What really stands out in the Mary Hunt book, though, is the wise and kind and useful marital advice.  It's slapped on the front of a money management book a bit disjointedly, but the chapters don't have to be long to be right, and they certainly belong here.

Recommended.

Friday, August 24, 2012

Book Review: The New Retirementality by Mitch Anthony

Mitch Anthony is a sales consultant to the financial services industry.  He's not actually an investment adviser, he teaches investment advisers how to get clients.  His skill is in inspirational public speaking.  If I had known this up front I would not have bothered to read this book.  But it was interesting.  "The New Retirementality: Planning Your Life and Living Your Dreams... At Any Age You Want (Third Edition)" was a bit of a hodge podge.

The first part of the book appears intended to help grasshoppers feel okay about not having saved for retirement.  He comes at why this is okay from a bunch of happy angles.  For example, he doesn't see why you can't just start now and get 15% return on your investments if you want to play it safe, or maybe 50% return if you care to gamble a little.  Oh, did I mention, this was originally written at the top of the internet bubble in the late 90's?

And, hey, if investing isn't your thing, you can always sell your house at an enormous profit and move to a cheaper location.  But, uh, he also suggests you keep your social circles intact.  Maybe by cheaper location he means an apartment in your same town.  (The second edition was written in 2003.)


His other main thrust is that it's perfectly fine to not save because you can keep working.  After all, people really benefit from working.  It helps their soul.  All you have to do is find a vocation that you love and structure it so you can work part-time.  He then goes into a few chapters stolen straight out of "What Color Is Your Parachute" to inspire you to go find a job that makes you happier.  Because, he says, the workplace is so desperate for employees that they will gladly bend over backwards to accommodate aging baby boomers.  (Did I mention that the most recent edition was written in 2008?)


But, anyway, to "retire" is to get sick and die.  (He has a causation vs. correlation problem here, in my opinion.)  Instead of being incapacitated by old age, though, he suggests that it is way better to stay vibrant and young, which you can do by continuing to work.  And don't you worry none about social security imploding.  This is the baby boom we're talking about, and they are rule-breakers!  Not ones to let simple math get in the way!  No one dare defy the Baby Boomers when they want something.  So relax.  Take a cruise now if you want.  You'll be fine later.

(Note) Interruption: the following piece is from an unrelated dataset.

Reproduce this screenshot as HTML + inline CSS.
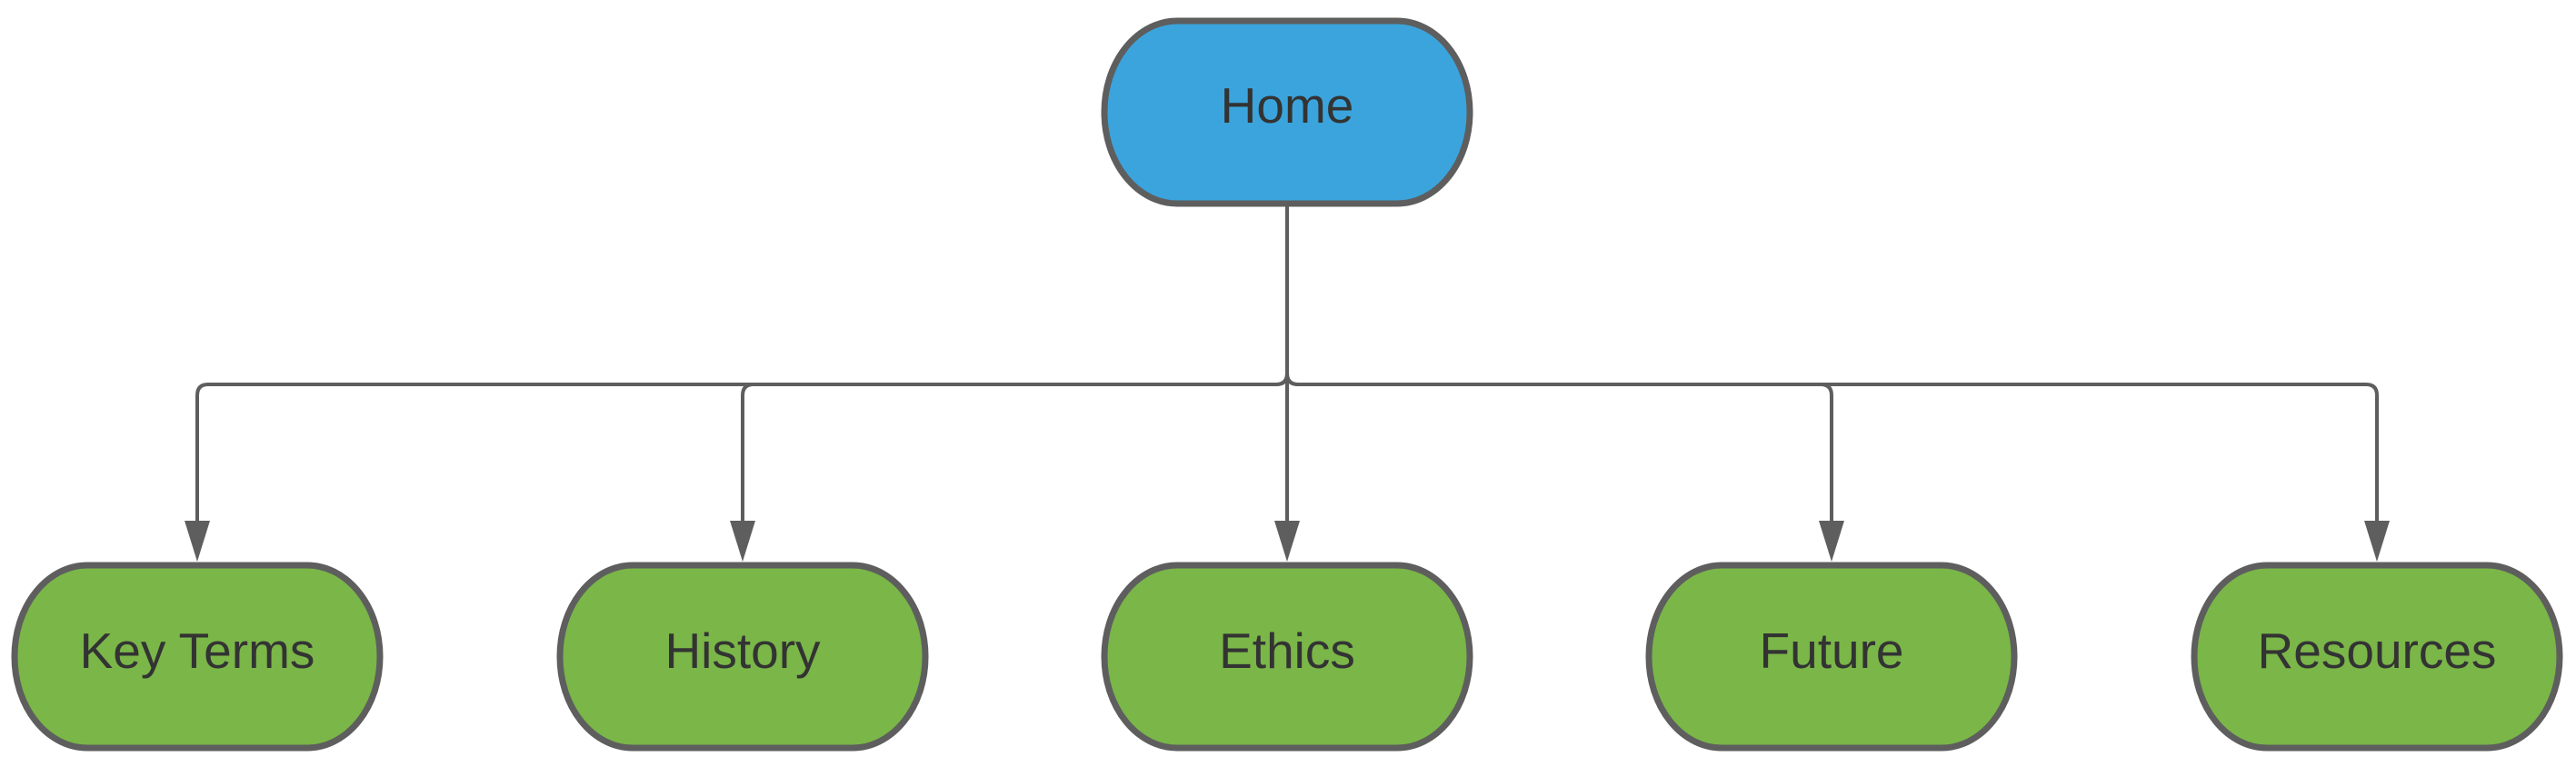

Then he goes into a section on "Your Money and Your Life" which is radically different than the excellent "Your Money or Your Life" by Robins & Dominguez.   Mitch Anthony's point is that you shouldn't care about Return on Investment - which he says is outside your control - but instead be concerned about Return on Life.  I kind of liked this, to be honest.  He said not to be a gerbil on a wheel, but rather to use your money as a sail on the boat taking you places.  He said that a good return on life meant:

  • I'm living well within my means.
  • I'm investing time, energy and resources in those I love.
  • I'm allowing myself to have experiences and live whenever possible.
  • I'm saving with discipline.
  • I'm not comparing my progress to others who live with a different set of circumstances.

I agree that you need to have a vision of what you want out of your life, and harness money to achieve that vision rather than just accumulate money for the sake of money alone.


He also had a nice section on "Maslow Meets Retirement" where he asks you to identify the part of your budget that is:

  • survival,
  • safety
  • freedom (hobbies, travel)
  • gifting,
  • dreaming. 
Then he bids you to identify the sources of funds you will allocate to each of these categories.  I thought that was a useful concept.  He flew right past it, though, without every throwing any actual numbers at it.

He also gets into a section on "Money Maturity" that appears to have been cribbed from George Kinder's "Seven Stages of Money Maturity".  At this point I'm being impressed that he has read all the same books I have.   I liked his section on "wealth-care checkup".  He says to watch your balance, or else:

  • Physical rest becomes laziness
  • Quietness becomes noncommunication.
  • The enjoyment of life becomes intemperance
  • Physical pleasure becomes licentiousness
  • Enjoyment of food becomes gluttony
  • Self-care becomes selfishness
  • Self-respect becomes conceit
  • Cautiousness becomes anxiety
  • Being positive becomes insensitive (his term, mine would be "oblivious")
  • Loving kindness becomes overprotection
  • Judgement becomes criticism
  • Conscientiousness becomes perfectionism
  • Interest in possessions of others becomes covetousness
  • Generosity becomes wastefulness

The theme emerging here is that you don't need to save for retirement, you just need to find a job you love, stay healthy and age well, and not worry about material things.  See?  The New Retirementality.  Oh, and have an extra $250K stuck aside for health care spending you're really going to want to do, and maybe another $50K to help your centenarian parents when they run out of money.  But, hey, other than that kick back and relax.  Except when you're at work.  Work hard then.  Because you've got shit-all to fall back on.  But don't worry, be happy!

Oddly, I did get some business management tips from the section on how to find a good employer.  I might write those notes up as I'm probably going to be hiring some staff next year (as I work hard getting set up for retirement) and can always use more tips on managing employees.